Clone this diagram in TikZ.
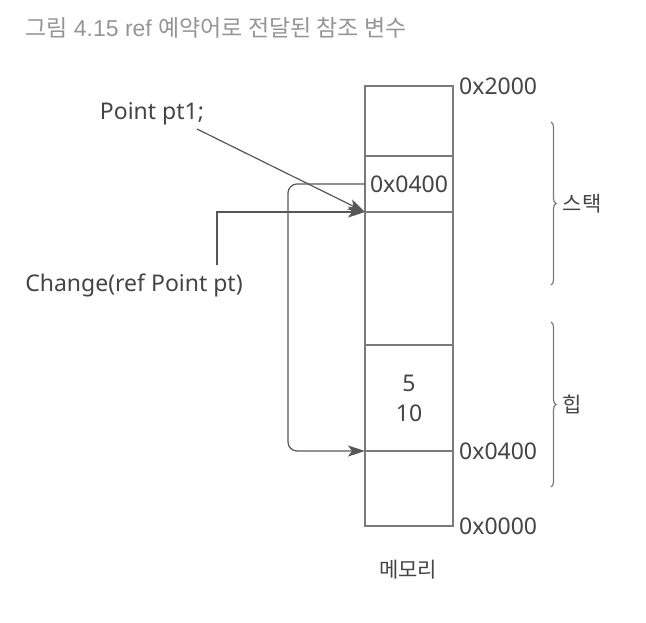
\documentclass[tikz,border=0pt]{standalone}
\usepackage{fontspec}
\setmainfont{Noto Sans}
\newfontfamily\krfont{Noto Sans CJK KR}
\newfontfamily\titlefont{Liberation Sans}
\usetikzlibrary{positioning,arrows.meta,decorations.pathreplacing}

\definecolor{ink}{HTML}{444444}
\definecolor{wire}{HTML}{7A7A7A}
\tikzset{
  cell/.style={draw=wire, line width=1.2pt, minimum width=88pt, inner sep=0pt, outer sep=0pt, text=ink},
  link/.style={draw=ink!90, line width=1.2pt, -{Stealth[length=17pt,width=11pt,inset=4pt]}},
  addr/.style={right=6pt, text=ink, inner sep=0pt},
  span/.style={draw=wire, line width=1.2pt, decorate, decoration={brace, amplitude=5pt}}
}

\begin{document}
\begin{tikzpicture}[x=1pt, y=-1pt, font=\fontsize{23}{30}\selectfont, node distance=0pt]
\useasboundingbox (0,0) rectangle (646,622);
\node[anchor=west, text=wire!80, inner sep=0pt, font=\titlefont\fontsize{23}{28}\selectfont] (title) at (25,28)
  {{\krfont 그림} 4.15 ref {\krfont 예약어로 전달된 참조 변수}};

% memory column
\node[cell, minimum height=70pt, anchor=north] (c1) at (409,86) {};
\node[cell, minimum height=56pt, below=of c1] (c2) {0x0400};
\node[cell, minimum height=133pt, below=of c2] (c3) {};
\node[cell, minimum height=106pt, below=of c3, align=center] (c4) {5\\10};
\node[cell, minimum height=75pt, below=of c4] (c5) {};

\node[addr] at (c1.north east) {0x2000};
\node[addr] at (c5.north east) {0x0400};
\node[addr] at (c5.south east) {0x0000};
\node[text=ink, font=\krfont\fontsize{21}{25}\selectfont] (mem) at (408,570) {메모리};

% variables
\node[text=ink, inner sep=0pt] (pt) at (152,114) {Point pt1;};
\node[text=ink, inner sep=0pt] (chg) at (134,285) {Change(ref Point pt)};
\coordinate (chgtop) at (217,265);

\draw[link] (197,129) -- (c3.north west);
\draw[link] (chgtop) |- (c3.north west);
\draw[link, rounded corners=9pt] (c2.west) -- ++(-77,0) |- (c5.north west);

% stack / heap
\draw[span] (551,122) -- (551,285) node[midway, right=8pt, text=ink, font=\krfont\fontsize{21}{25}\selectfont] (stk) {스택};
\draw[span] (551,322) -- (551,487) node[midway, right=8pt, text=ink, font=\krfont\fontsize{21}{25}\selectfont] (heap) {힙};
\end{tikzpicture}
\end{document}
:::::
Copy the listing in full and without alteration, omitting every picture.

TASK ANSWER
Clone this diagram in TikZ.
\documentclass[tikz,border=0pt]{standalone}
\usepackage{fontspec}
\setmainfont{Noto Sans}
\newfontfamily\krfont{Noto Sans CJK KR}
\newfontfamily\titlefont{Liberation Sans}
\usetikzlibrary{positioning,arrows.meta,decorations.pathreplacing}

\definecolor{ink}{HTML}{444444}
\definecolor{wire}{HTML}{7A7A7A}
\tikzset{
  cell/.style={draw=wire, line width=1.2pt, minimum width=88pt, inner sep=0pt, outer sep=0pt, text=ink},
  link/.style={draw=ink!90, line width=1.2pt, -{Stealth[length=17pt,width=11pt,inset=4pt]}},
  addr/.style={right=6pt, text=ink, inner sep=0pt},
  span/.style={draw=wire, line width=1.2pt, decorate, decoration={brace, amplitude=5pt}}
}

\begin{document}
\begin{tikzpicture}[x=1pt, y=-1pt, font=\fontsize{23}{30}\selectfont, node distance=0pt]
\useasboundingbox (0,0) rectangle (646,622);
\node[anchor=west, text=wire!80, inner sep=0pt, font=\titlefont\fontsize{23}{28}\selectfont] (title) at (25,28)
  {{\krfont 그림} 4.15 ref {\krfont 예약어로 전달된 참조 변수}};

% memory column
\node[cell, minimum height=70pt, anchor=north] (c1) at (409,86) {};
\node[cell, minimum height=56pt, below=of c1] (c2) {0x0400};
\node[cell, minimum height=133pt, below=of c2] (c3) {};
\node[cell, minimum height=106pt, below=of c3, align=center] (c4) {5\\10};
\node[cell, minimum height=75pt, below=of c4] (c5) {};

\node[addr] at (c1.north east) {0x2000};
\node[addr] at (c5.north east) {0x0400};
\node[addr] at (c5.south east) {0x0000};
\node[text=ink, font=\krfont\fontsize{21}{25}\selectfont] (mem) at (408,570) {메모리};

% variables
\node[text=ink, inner sep=0pt] (pt) at (152,114) {Point pt1;};
\node[text=ink, inner sep=0pt] (chg) at (134,285) {Change(ref Point pt)};
\coordinate (chgtop) at (217,265);

\draw[link] (197,129) -- (c3.north west);
\draw[link] (chgtop) |- (c3.north west);
\draw[link, rounded corners=9pt] (c2.west) -- ++(-77,0) |- (c5.north west);

% stack / heap
\draw[span] (551,122) -- (551,285) node[midway, right=8pt, text=ink, font=\krfont\fontsize{21}{25}\selectfont] (stk) {스택};
\draw[span] (551,322) -- (551,487) node[midway, right=8pt, text=ink, font=\krfont\fontsize{21}{25}\selectfont] (heap) {힙};
\end{tikzpicture}
\end{document}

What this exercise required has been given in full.